In Case You Missed It: 2010 Year in Review
Take a look back at the year's top local stories
The layoff of four borough police officers, a controversial proposed development in Radburn, and the suicide of a renowned local chef—those storylines were among Fair Lawn's most significant headlines of 2010, in our estimation.
You can see Patch's top five local stories of the year below, but first, check out some other year-in-review coverage you may have missed:
- Top 10 Photos of 2010
- Top 10 Videos of 2010
- Five crimes and other incidents that left their mark on 2010
- Five of our favorite businesses to open in 2010
- Top 5 sports wins of 2010
Now, without further ado, here are Fair Lawn Patch's top five storylines of the year:
POLICE LAYOFFS AND THEIR AFTERMATH
The borough laid off four police officers on Sept. 1 in an attempt to close its budget gap. Police protests followed that day and on Sept. 7. Also on Sept. 1, two Newark women–Cyrinthia Marlin, 30, and Priscilla Coleman, 31–were arrested after Coleman struck Fair Lawn Sgt. Mike Messina and Officer Kenneth Cavanaugh with her car.
The local Policemen's Benevolent Association stated its case for a connection between the layoffs and the crime, with PBA president David Boone telling Patch that the Newark women "knew about what was going on in town here." Due to the police department's manpower shortage, the department also cancelled the fall season's traditional Drug Abuse Resistance Education (D.A.R.E.) program.
THE DALY FIELD CONTROVERSY
On Nov. 8, the Radburn Board of Trustees voted 8-1 in favor of a revised contract for the sale of Daly Field to Landmark L.L.C., approving an agreement that included new provisions in the event of eminent domain action among other additions to the original contract signed in 2004.
For six years, local grassroots groups and the Fair Lawn Borough Council–in an attempt to keep 5.7-acre Daly Field green–had taken a stance against Landmark's proposed development on the Radburn-owned field (located at the intersection of Plaza Road, Berdan Avenue and Route 208). However, on Nov. 23, the Borough Council decided that it would not appeal an October court ruling that granted Landmark permission to build up to 200 housing units on the field.

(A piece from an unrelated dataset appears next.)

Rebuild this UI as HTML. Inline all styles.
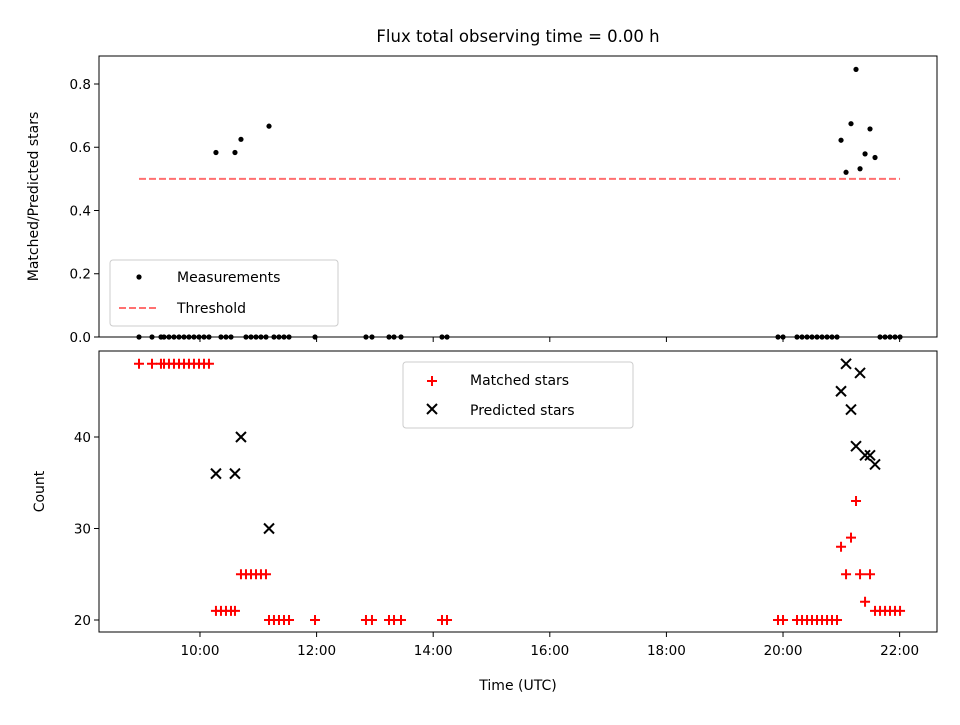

"I believe we're holding a losing hand," Tedeschi said of the borough's legal battle with Landmark. "I will not support appealing."
A RENOWNED CHEF'S SUICIDE, FOLLOWED BY HIS RESTAURANT'S CLOSURE
On Sept. 24, Joe Cerniglia—the renowned chef at Campania Restaurant—jumped to his death from the George Washington Bridge. It was later revealed that eight days before Cerniglia's suicide, he had sold CWB1—the company that operated Campania—to Campania Holding Corp. for $288,000.
Three months later, the Italian restaurant closed its doors at 17-15 Broadway, with the intention of reopening under a new name early in 2011. Around the country, Cerniglia was best known for Campania's 2007 appearance on "Kitchen Nightmares," a Fox reality show in which British celebrity chef Gordon Ramsay tries to rescue struggling restaurants by restructuring their operations. Also in 2007, Campania was awarded with the distinction of "New Jersey's Best Meatball" by Bergen County.
RISE OF THE REPUBLICANS
In a year with no municipal elections in Fair Lawn (as is the case for all even-numbered years), Republicans swept November's races for Bergen County Executive, County Sheriff, and the County Board of Chosen Freeholders. Fair Lawn Borough Council members Jeanne Baratta and Ed Trawinski were subsequently named to County Executive-elect Kathleen Donovan's transition team—but that was just the beginning. In December, Donovan chose Baratta as her chief of staff and named Trawinski the Bergen County Administrator.
FAREWELL TO GOODMAN'S HARDWARE AND ITS BELOVED OWNER, RICHARD SINGER
Richard Singer—the longtime owner of Goodman's Hardware on Fair Lawn Avenue—died at the age of 60. The same week as Singer's passing, Goodman's closed its doors, marking the end of the line for one of the last original stores at the Radburn Plaza Shopping Center.
Customers and other community members expressed their sadness over the losses of Singer and the store; Debbie Lesnoy, educational director of The Leah Sokoloff Nursery School of Shomeri Torah on Morlot Avenue, recalled that Singer would donate pool pumps, art supplies, and various other items from his store to the school. Fair Lawn resident Steve Zimmerman said the following of the service at Goodman's: "They seem to know you over and over again when you come in, and [they] are very friendly."